- Jealgora Location in Jharkhand, India Jealgora Jealgora (India)
- Coordinates: 23°42′24″N 86°25′00″E﻿ / ﻿23.706758°N 86.416675°E
- Country: India
- State: Jharkhand
- District: Dhanbad
- Elevation: 194 m (636 ft)

Languages
- • Official: Hindi, Urdu
- Time zone: UTC+5:30 (IST)
- PIN: 828110 (Jealgora)
- Telephone/ STD code: 0326
- Website: dhanbad.nic.in

= Jealgora =

Jealgora is a neighbourhood in Dhanbad in Dhanbad Sadar subdivision of Dhanbad district in the Indian state of Jharkhand.

==Geography==

===Location===
Jealgora is located at .

Note: The map alongside presents some of the notable locations in the area. All places marked in the map are linked in the larger full screen map.

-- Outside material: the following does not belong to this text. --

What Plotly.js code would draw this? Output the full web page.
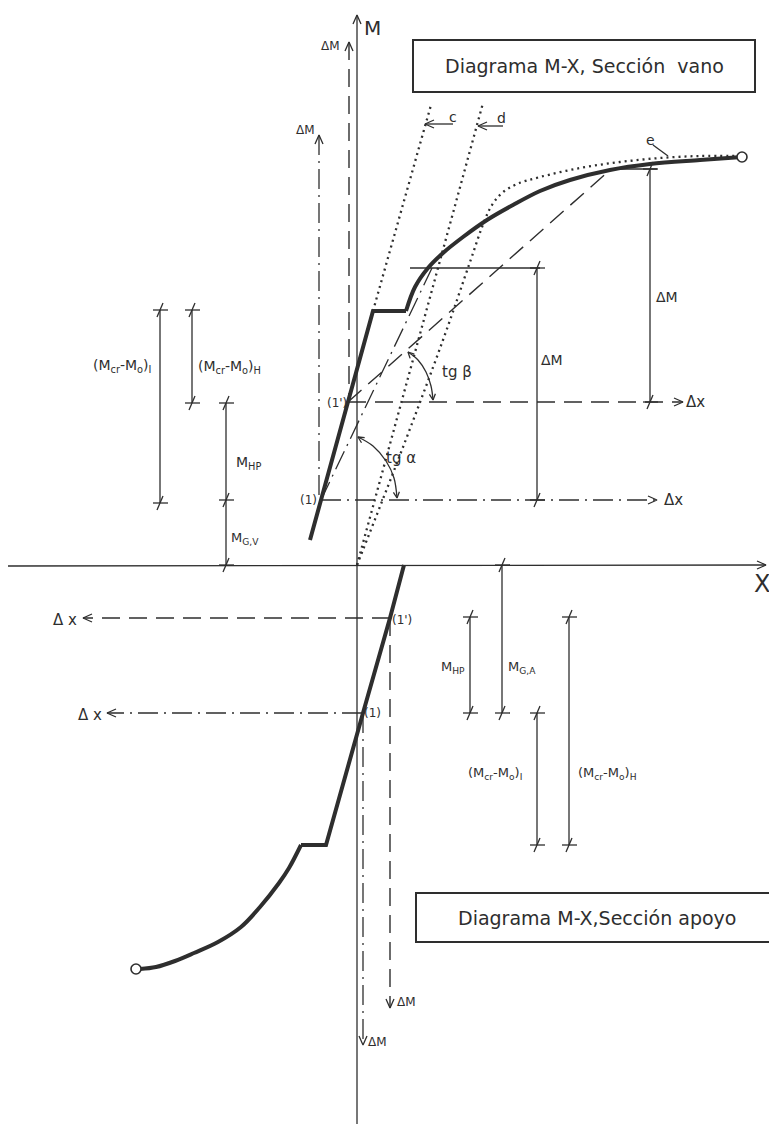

Jealgora was combined with other urban units to form Dhanbad Municipal Corporation in 2006. Jealgora is part of Ward No. 44 of Dhanbad Municipal Corporation.

===Overview===
The region shown in the map is a part of the undulating uplands bustling with coalmines. The Damodar River, the most important river of the Chota Nagpur Plateau, flows along the southern border. A major part of the area shown in the map is part of Dhanbad Municipal Corporation, an urban area. The places in the DMC area are marked as neighbourhoods. The western part of the region shown in the map is covered by Dhanbad (community development block). 57% of the population of Dhanbad CD block reside in rural areas and 43% reside in urban areas, The east-central part of the region shown in the map is covered by Baliapur (community development block). 86% of the population of Baliapur CD block reside in rural areas and 14% reside in urban areas. The places in the CD block areas are marked mostly as census towns. Three operational areas of BCCL operate fully within the region – Pootkee Balihari Area, Lodna Area and Eastern Jharia Area. The Moonidih sector of Western Jharia Area also operates in the region.

==Economy==
The Lodna Area of BCCL consists of five underground mines, two departmentally operated open cut (OC) mines and one outsourced OC mine. The underground mines are: Lodna, Bagdigi, Joyrampur, North Tisra and Bararee. The Jealgora underground mine has been closed down and dewatered from the surface. The open cast mines are: NT-ST, Jeenagora (departmental) and Jeenagora Patch I (outsourced). Lodna Area has mineable reserves of 46.368 million tonnes of coking coal and 618.6 million tonnes of non-coking coal.

==Healthcare==
The 100-bedded Regional Hospital of BCCL, located at Jealgora, caters to the employees and their relatives of East Jharia and Lodna Areas.

==Sports==
Jawaharlal Nehru Stadium of BCCL at Jealgora is a major centre of sporting activity in Dhanbad. In this stadium large area is present for playing cricket, football, kabaddi etc.